No doubt we are all equal in the eyes of God, yet down here among the Catholic flock of England and Wales some sheep have to be more equal than others. Sir Stephen Wall, senior adviser on public affairs to Cardinal Cormac MurphyO’Connor, is perhaps the most important layman working for the Church in this country.
Earlier this year Sir Stephen left his job as Tony Blair’s closest adviser on European affairs to take up his post with the Cardinal. Since that appointment, Catholic journalists and others involved in the Church have noticed a marked improvement in the Church’s public relations. Two years ago, the Cardinal was the victim of a cruel “Get Cormac” campaign, conducted by vicious hacks who smelt blood in the wake of paedophilia scandals. Today, with Sir Stephen at his side, one suspects that Cardinal Murphy-O’Connor would be better protected in a crisis.
Sir Stephen is, above all, a professional. A distinguished career in the civil service has given him the unwavering smoothness of an effective diplomat. He is also nice: friendly, open and unassuming. When discussing anything tricky or personal, his chin tilts inwards, while the eyebrows pop up and the glance looks downwards. It is an endearing gesture, modest but somehow confident.

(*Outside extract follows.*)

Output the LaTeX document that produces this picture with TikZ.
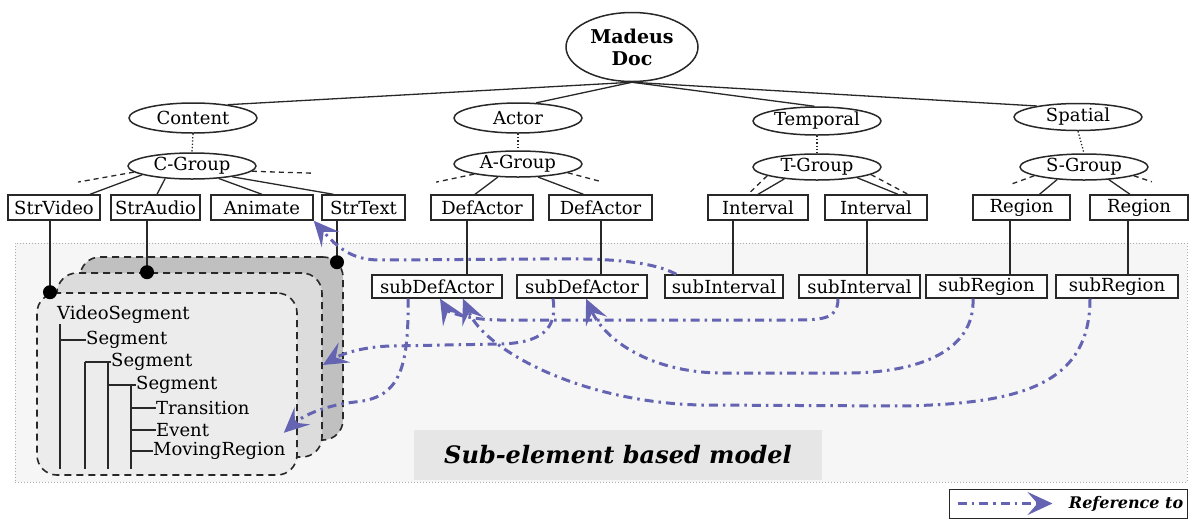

Sir Stephen is now 57, and for nearly all his life Catholicism has been an integral part of his existence. Although his paternal background was Methodist, his mother was a Catholic whose father had converted after hearing Cardinal Newman preach. Stephen Wall was brought up as a Catholic, and such he has remained. He has not, however, found faith easy; indeed, for five years in the 1970s, when he was a civil servant in Europe, he lost touch with the Church.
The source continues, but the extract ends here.